To the information contained in this mutilated letter of Maginarius, further particulars may be added from the letters of Hadrian. The story went, says the Pope, that Atto, hearing of the flight of his companions, betook himself to a church for sanctuary. But the Beneventans soothed his fears and sent him off to you (Charlemagne), continues the Pope, with a feigned offer of submission. Hadrian also assured the Frankish king that he had it on the authority of the priest Gregory, who was one of the leaders of the party that wished for the surrender of Capua to the Pope, that his ambassadors were the more anxious to escape from the city of Beneventum, because it had come to their ears that they were to be treacherously murdered if they returned to Salerno.

Whether there was any solid foundation for this assertion of Gregory, the whole history of this embassy shows how weak was the hold of Charlemagne on the duchy of Beneventum. It may have been consciousness of this weakness which induced Charlemagne to yield to the violence of the Beneventans, and to let them have Grimwald to rule them, to the great chagrin of the Pope and the ultimate disadvantage of the Frankish supremacy.

About Gregory and his party at Capua, the extant documents of the time say no more. From the donation of Louis the Pious, however, it may be safely concluded that a slice, at any rate, of the duchy of Beneventum was made over to Hadrian, inclusive of Capua.

Hence it may be noted that, before his death, Hadrian was the ruler not only of the exarchate and the Pentapolis, but of the duchy of Rome, which we must now think of as stretching from Grosseto (Rosellse) on the Ombrone to Capua on the Vulturno, and including Sora, Arpino, Arce, on the left bank of the Garigliano (Liris), and Aquino, Teano, Capua, which lay between the Vulturno and the Garigliano, and of the territories of Amelia, Todi and Perugia, which connected his Roman dominions with those on the Adriatic. Whether or not he had given up claims to them, he certainly was not the ruler of the duchies of Spoleto or Beneventum, of Venetia or Istria.

The Adoptionist heresy

Even whilst engaged in these political struggles, Hadrian had also to cope with religious difficulties of no mean order. He had to deal with a new heresy, or, rather, with a new phase of an old one, viz., Adoptionism, and with one which had for some sixty years been disturbing the peace of the Church, especially in the East, i.e., Iconoclasm.

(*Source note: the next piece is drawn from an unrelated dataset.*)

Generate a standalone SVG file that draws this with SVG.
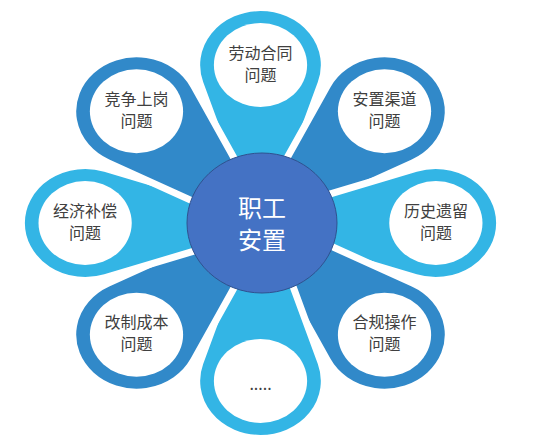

The beginnings of Adoptionism are wrapped in some obscurity; but they are thought to have sprung from some controversies with the little-known doctrines of a certain Migetius. Among other rather wild doctrines, he taught that in the Blessed Trinity were three corporeal persons, that David was God the Father incarnate; Our Lord, born of the Blessed Virgin, was the second person, and that St. Paul was the third person of the Blessed Trinity. His errors were condemned in a council at Seville (782), and by the Pope. The heresy of Migetius would not demand our attention were it not the occasion of Adoptionism. The principal opponent in Spain of the doctrines of Migetius was Elipandus, Archbishop of Toledo. In arguing against his errors on the subject of the ‘corporeal persons’ of the Blessed Trinity, Elipandus went to the other extreme, and denied that the second person of the Blessed Trinity had a real human nature at all. He held that the human nature of God the Son was only an ‘adopted’ nature; and hence that Jesus Christ was not the true Son of God, but only His ‘adopted’ son. He thus practically revived the heresy of Nestorius. For the inference from the teaching of Nestorius, that was so fatal to that heresiarch in the eyes of the people of Ephesus, viz., that Our Lady was not the Mother of God, was equally applicable to the doctrine of Elipandus. It was further maintained, by at least some of the followers of Elipandus, that the second person ‘adopted’ the man Christ at the time of the baptism in the Jordan, and that consequently from that moment Jesus Christ was the Son of God by ‘adoption’.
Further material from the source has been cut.